Old people. There’s no getting away from them anymore. The world is overrun with them these days. I look at their faces noting the lines and wrinkles, blemishes, spots, markings. Their faces show up everywhere I go. They populate group meetings, writing workshops, supervisors meetings at work and the personal ads on the online websites I frequent. And of course there is that particular squinting, gray haired, old face that stares at me from the mirror above the dresser in my bedroom.
On the edge of that mirror, I have pasted photographs from many stages of my life. Cute pictures of me with fluffy brown hair, smiles with soft dimples on a smooth face. They are familiar and comforting pictures. Unlike the frowning, wrinkly, chubby face I see in the middle of the mirror now. A face hardly visible without my glasses.
These days every situation comedy on TV has an old person to laugh at.
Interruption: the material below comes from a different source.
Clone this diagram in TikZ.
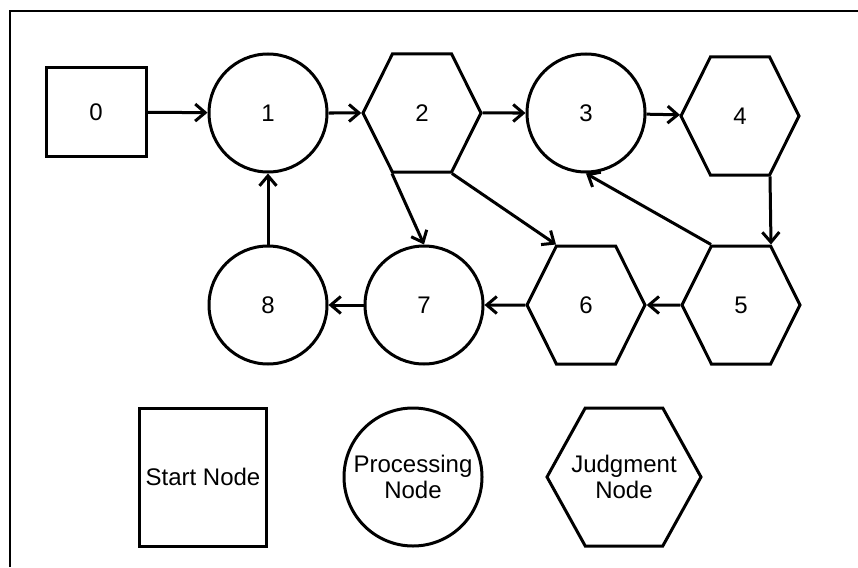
\documentclass[tikz,border=0pt]{standalone}
\usepackage{fontspec}
\setmainfont{Liberation Sans}
\usetikzlibrary{shapes.symbols,arrows.meta}

\begin{document}
\begin{tikzpicture}[x=1pt, y=-1pt, line width=3pt,
        every node/.style={font=\fontsize{24}{26}\selectfont, align=center, inner sep=0pt},
        start/.style={draw, rectangle},
        proc/.style={draw, circle, minimum size=118pt},
        judge/.style={draw, signal, signal to=east and west, signal from=nowhere,
            signal pointer angle=127, minimum width=118pt, minimum height=118pt},
        >={Straight Barb[length=10pt,width=17pt]}]
    \useasboundingbox (0,0) rectangle (858,567);

    % frame
    \draw[line width=2pt] (10,567) -- (10,11) -- (858,11);

    % flow nodes
    \node[start, minimum width=100pt, minimum height=88pt] (n0) at (96,112) {0};
    \node[proc] (n1) at (268,113) {1};
    \node[judge] (n2) at (422,113) {2};
    \node[proc] (n3) at (586,113) {3};
    \node[judge] (n4) at (740,116) {4};
    \node[judge] (n5) at (741,305) {5};
    \node[judge] (n6) at (586,305) {6};
    \node[proc] (n7) at (424,305) {7};
    \node[proc] (n8) at (268,305) {8};

    % straight links
    \foreach \a/\b in {n0/n1, n1/n2, n2/n3, n3/n4, n5/n6, n6/n7, n7/n8, n8/n1}
        \draw[->] (\a) -- (\b);

    % links leaving from hexagon corners
    \draw[->] ([xshift=30pt]n4.south) -- ([xshift=30pt]n5.north);
    \draw[->] ([xshift=-30pt]n5.north) -- (n3.south);
    \draw[->] ([xshift=-30pt]n2.south) -- (n7.north);
    \draw[->] ([xshift=30pt]n2.south) -- ([xshift=-30pt]n6.north);

    % legend
    \node[start, minimum width=127pt, minimum height=138pt] (lstart) at (203,477) {Start Node};
    \node[proc, minimum size=138pt] (lproc) at (413,477) {Processing\\Node};
    \node[judge, inner xsep=-25pt, minimum width=154pt, minimum height=138pt,
        signal pointer angle=122] (ljudge) at (624,477) {Judgment\\Node};
\end{tikzpicture}
\end{document}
There are the Mr. Magoo type jokes about old people walking in exits and out entrances and bumping into things with cars, shopping carts or their walkers. There are the sexual jokes that make young people squirm at the very thought of flabby old bodies rubbing up against each other.
I hear a lot of old people jokes made by those around me. I could get insulted. I have been told that people feel free to make those old folks jokes around me because they don’t consider me old. Today a teenager said, “There are only two kinds of old people those that talk too softly and those that talk too loud”. “Which one am I?” I asked and everyone else laughed.
I am trying to cultivate a love for old faces. I am trying to see beauty in the life experience manifested there. I’d like to take up sculpting and create out of clay a lovely, warm and gentle face full of lines and crevices that radiate an inner beauty, a joy in the living of a long life. Perhaps the grace in aging can be found in art before it can be found in life.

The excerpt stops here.